Rodgers’ hasn’t been good this season: He ranks 28th out of 32 qualifying QBs in drop back success rate, 15th in adjusted yards per attempt, and 30th in completion rate over expected. The Steelers’ offense is nothing but check-downs and clutch red zone throws. Rodgers has a higher fantasy points per drop back than Justin Herbert, Patrick Mahomes, and Jayden Daniels. It’s not going to last.
Week 4 is as good a time as any for this house of touchdown-heavy cards to come crashing down. Rodgers and the Steelers are facing a Vikings defense that prides itself on putting opposing passers in the proverbial blender. Through Week 3, the Vikings are giving up the league’s fourth lowest adjusted yards per attempt and second lowest completion rate over expected. Rodgers should be nowhere near starting lineups this week in one-QB leagues.
Hunter Henry (NE)
All Henry does is lead the Patriots in receiving. He did it in 2024 and he’s kinda doing it again in 2025. Henry is fifth in tight end targets and seventh in tight end receiving yards following his Week 3 blow-up against the Steelers (during which he was targeted on a strong 29 percent of his pass routes).
This (likely) won’t last, as you know. What you should be asking: Is Henry an every-week starter in 12-team formats? I think he could be, considering the letdowns we have at tight end through three games. I’d easily start Henry over the likes of washed Travis Kelce and Chig Okonkwo. Only five teams have a higher pass rate over expected than New England this season. That kind of drop back volume could keep Henry afloat as an every-week guy who could be somewhat touchdown depdendant.
Luther Burden (CHI)
As a heavy Burden best ball drafter, it was nice and fun to see the rookie catch a long flea flicker touchdown from Caleb Williams on Sunday. It’s not the sort of opportunity I had in mind when I drafted Burden, who entered the league with the profile of a classic PPR scam artist. I will take it.

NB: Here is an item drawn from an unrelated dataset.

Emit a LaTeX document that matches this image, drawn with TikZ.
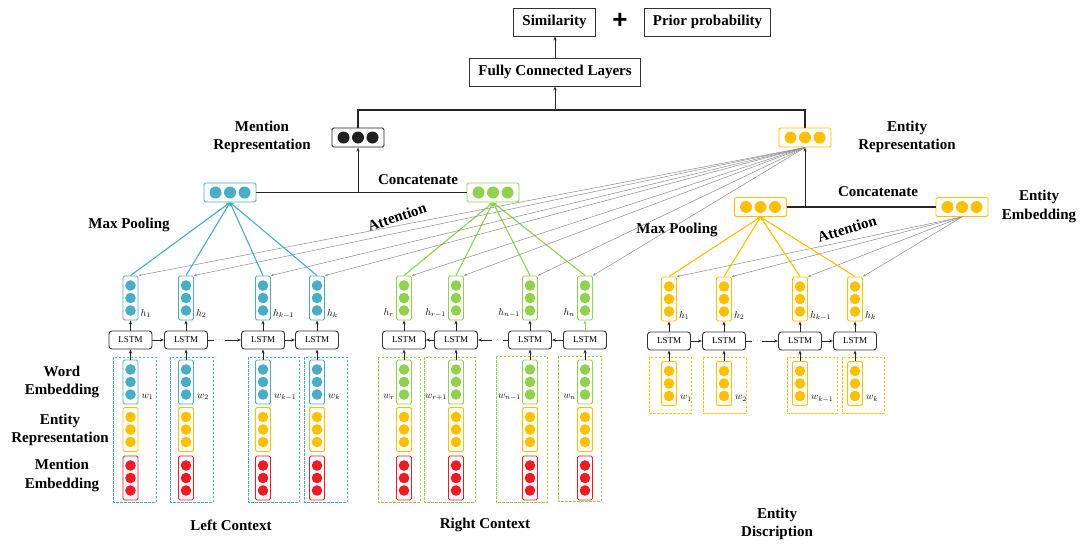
\documentclass[tikz,border=0pt]{standalone}
\usepackage{fontspec}
\setmainfont{Liberation Serif}
\newfontfamily\plusfont{Liberation Sans}
\usetikzlibrary{arrows.meta}
\definecolor{ctxblue}{RGB}{75,172,198}
\definecolor{ctxgreen}{RGB}{146,208,80}
\definecolor{entyellow}{RGB}{255,192,0}
\definecolor{menred}{RGB}{237,28,36}
\definecolor{vecblack}{RGB}{35,31,32}
\tikzset{
    vec-col/.style = {draw=#1, fill=white, line width=0.9pt, rounded corners=1.5pt, minimum width=15pt, minimum height=44pt, inner sep=0pt,
        path picture={\foreach \k in {-1,0,1} \fill[#1] ([yshift=\k*12.5pt]path picture bounding box.center) circle (5.3pt);}},
    vec-row/.style = {draw=#1, fill=white, line width=0.9pt, rounded corners=1.5pt, minimum width=52pt, minimum height=19pt, inner sep=0pt,
        path picture={\foreach \k in {-1,0,1} \fill[#1] ([xshift=\k*14.5pt]path picture bounding box.center) circle (6pt);}},
    lstm-box/.style = {draw=black!80, fill=white, line width=0.9pt, rounded corners=3pt, minimum width=43pt, minimum height=18pt, inner sep=0pt, font=\fontsize{9}{9}\selectfont},
    text-box/.style = {draw=black!80, line width=0.9pt, minimum height=28pt, inner xsep=8.5pt, font=\bfseries\fontsize{15}{18}\selectfont},
    title/.style = {align=center, font=\bfseries\fontsize{15}{18.5}\selectfont},
    sub-label/.style = {inner sep=0pt, font=\fontsize{10}{10}\selectfont},
    ctx-frame/.style = {draw=#1, line width=1pt, dash pattern=on 2.5pt off 1.5pt},
    step-arrow/.style = {draw=black!85, line width=0.9pt, -{Stealth[length=4pt,width=3pt]}},
    join-line/.style = {draw=black!85, line width=1.1pt},
    pool-arrow/.style = {draw=#1, line width=1.1pt, -{Stealth[length=4pt,width=3.5pt]}},
    att-arrow/.style = {draw=black!45, line width=0.5pt, -{Stealth[length=3pt,width=2.5pt]}},
}
\begin{document}
\begin{tikzpicture}[x=1pt, y=-1pt]
\useasboundingbox (0,0) rectangle (1082,544);

% top of the network
\node [text-box] (sim) at (554.5,22) {Similarity};
\node [font=\plusfont\bfseries\fontsize{26}{26}\selectfont] (plus) at (620,21) {+};
\node [text-box] (prior) at (707.5,22) {Prior probability};
\node [text-box] (fc) at (555,72) {Fully Connected Layers};
\node [vec-row=vecblack] (mention-rep) at (358,137.5) {};
\node [vec-row=entyellow] (entity-rep) at (805,137.5) {};
\node [vec-row=ctxblue] (pool-left) at (230,192.5) {};
\node [vec-row=ctxgreen] (pool-right) at (493,192.5) {};
\node [vec-row=entyellow] (pool-entity) at (760.5,207) {};
\node [vec-row=entyellow] (entity-emb) at (962,207) {};
\coordinate (join) at (555,110);

\node [title] at (262,137) {Mention\\Representation};
\node [title] at (907,137) {Entity\\Representation};
\node [title] at (418,180) {Concatenate};
\node [title] at (878,192) {Concatenate};
\node [title] at (1039,206.5) {Entity\\Embedding};
\node [title] at (129,225) {Max Pooling};
\node [title] at (677,230) {Max Pooling};
\node [title, rotate=19] at (397,217) {Attention};
\node [title, rotate=17] at (847,229) {Attention};
\node [title] at (62,382) {Word\\Embedding};
\node [title] at (60,430) {Entity\\Representation};
\node [title] at (62,475.5) {Mention\\Embedding};
\node [title] at (231,525) {Left Context};
\node [title] at (485,525) {Right Context};
\node [title] at (777,524) {Entity\\Discription};

% left context
\foreach \xl/\xr in {113/156, 170/213, 248/299, 304/347}
    \draw [ctx-frame=ctxblue] (\xl,357) rectangle (\xr,502);
\foreach \i/\x/\h/\w in {1/130.5/h_1/w_1, 2/186/h_2/w_2, 3/263/h_{k-1}/w_{k-1}, 4/317/h_k/w_k} {
    \node [vec-col=ctxblue] (lh\i) at (\x,298) {};
    \node [lstm-box] (ll\i) at (\x,340) {LSTM};
    \node [vec-col=ctxblue] (lw\i) at (\x,382) {};
    \node [vec-col=entyellow] (le\i) at (\x,429.5) {};
    \node [vec-col=menred] (lm\i) at (\x,478) {};
    \node [sub-label, anchor=base west] at ([xshift=2pt,yshift=4pt]lh\i.south east) {$\h$};
    \node [sub-label, anchor=base west] at ([xshift=3pt,yshift=6pt]lw\i.south east) {$\w$};
    \draw [step-arrow] (lw\i.north) -- (ll\i.south);
    \draw [step-arrow] (ll\i.north) -- (lh\i.south);
    \draw [pool-arrow=ctxblue] (lh\i.north) -- (pool-left.south);
}
\draw [step-arrow] (ll1) -- (ll2);
\draw [step-arrow] (ll2) -- node [pos=0.35, fill=white, inner sep=0.5pt, font=\tiny] {$\cdots$} (ll3);
\draw [step-arrow] (ll3) -- (ll4);

% right context
\draw [ctx-frame=ctxgreen] (378,357) rectangle (420,502);
\draw [ctx-frame=ctxgreen] (424,357) rectangle (475,502);
\draw [ctx-frame=ctxgreen] (496,356) rectangle (547,502);
\draw [ctx-frame=ctxgreen] (558,356) rectangle (601,501);
\foreach \i/\x/\h/\w in {1/404/h_r/w_r, 2/456/h_{r-1}/w_{r+1}, 3/530/h_{n-1}/w_{n-1}, 4/585/h_n/w_n} {
    \node [vec-col=ctxgreen] (rh\i) at (\x,298) {};
    \node [lstm-box] (rl\i) at (\x,340) {LSTM};
    \node [vec-col=ctxgreen] (rw\i) at (\x,382) {};
    \node [vec-col=entyellow] (re\i) at (\x,429.5) {};
    \node [vec-col=menred] (rm\i) at (\x,478) {};
    \node [sub-label, anchor=base east] at ([xshift=-2pt,yshift=5pt]rh\i.south west) {$\h$};
    \node [sub-label, anchor=base east] at ([xshift=-1pt,yshift=6pt]rw\i.south west) {$\w$};
    \draw [step-arrow] (rw\i.north) -- (rl\i.south);
    \draw [pool-arrow=ctxgreen] (rh\i.north) -- (pool-right.south);
}
\foreach \i in {1,2,3}
    \draw [step-arrow] (rl\i.north) -- (rh\i.south);
\draw [step-arrow, draw=ctxgreen] (rl4.north) -- (rh4.south);
\draw [step-arrow] (rl4) -- (rl3);
\draw [step-arrow] (rl3) -- node [pos=0.35, fill=white, inner sep=0.5pt, font=\tiny] {$\cdots$} (rl2);
\draw [step-arrow] (rl2) -- (rl1);

% entity description
\foreach \xl/\xr in {649/691, 703/746, 787/837, 842/884}
    \draw [ctx-frame=entyellow] (\xl,357) rectangle (\xr,413);
\foreach \i/\x/\h/\w in {1/669/h_1/w_1, 2/724/h_2/w_2, 3/800/h_{k-1}/w_{k-1}, 4/855/h_k/w_k} {
    \node [vec-col=entyellow] (eh\i) at (\x,299) {};
    \node [lstm-box] (el\i) at (\x,341) {LSTM};
    \node [vec-col=entyellow] (ew\i) at (\x,383.5) {};
    \node [sub-label, anchor=base west] at ([xshift=2pt,yshift=3pt]eh\i.south east) {$\h$};
    \node [sub-label, anchor=base west] at ([xshift=3pt,yshift=6pt]ew\i.south east) {$\w$};
    \draw [step-arrow] (ew\i.north) -- (el\i.south);
    \draw [step-arrow] (el\i.north) -- (eh\i.south);
    \draw [pool-arrow=entyellow] (eh\i.north) -- (pool-entity.south);
    \draw [att-arrow] (entity-emb.south) -- (eh\i.north east);
}
\draw [step-arrow] (el1) -- (el2);
\draw [step-arrow] (el2) -- node [pos=0.35, fill=white, inner sep=0.5pt, font=\tiny] {$\cdots$} (el3);
\draw [step-arrow] (el3) -- (el4);

% attention from the entity representation
\foreach \n in {lh1,lh2,lh3,lh4,rh1,rh2,rh3,rh4}
    \draw [att-arrow] (entity-rep.south) -- (\n.north east);

% joining lines
\draw [join-line] (pool-left.east) -- (pool-right.west);
\draw [step-arrow] (pool-left.east -| mention-rep.south) -- (mention-rep.south);
\draw [join-line] (pool-entity.east) -- (entity-emb.west);
\draw [step-arrow] (pool-entity.east -| entity-rep.south) -- (entity-rep.south);
\draw [join-line] (mention-rep.north) |- (join) -| (entity-rep.north);
\draw [step-arrow] (join) -- (fc.south);
\draw [step-arrow] (fc.north) -- (fc.north |- sim.south);
\end{tikzpicture}
\end{document}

Be careful on throwing Burden into your Week 4 lineups though. Against Dallas last week he logged just nine pass routes. He was targeted on three of them, caught all three, and went for 101 yards and a touchdown. Burden is still operating as Chicago’s WR4 and can’t be used in 12-team fantasy lineups until he overtakes Olamide Zaccheus. That could happen in Week 4 or it could happen in Week 8. Ben Johnson is a temperamental man.
Oronde Gadsden II (LAC)
No player has made me feel older than Gadsden, a rookie taken by the Chargers with the 165th pick of the 2025 draft. I watched Gadsden’s dad function as Dan Marino’s de facto WR1 in the mid-90s. I even emailed him once from my AOL account. I don’t appreciate being made to feel so old.
Anyway, the junior Oronde had a nice Week 3 outing against the Broncos, catching five of his six targets for 46 yards with Will Dissly (knee) sidelined. Gadsden, a target commander in college, got back to his target commanding ways in his first NFL game, seeing a look from Justin Herbert on 47 percent of his routes.
Gadsden didn’t have the full-time tight end role with Dissly out though. He ran a route on just 28 percent of Herbert’s drop backs while Tyler Conklin posted a 27 percent rate (and saw two targets).
My somewhat educated guess would be that Gadsden doesn’t continue being targeted on half of his pass routes in Week 4 and beyond. I still think he’s an interesting player to monitor in deeper leagues. Any tight end who runs half his routes from the slot -- as Gadsden did on Sunday -- should pique our collective interest.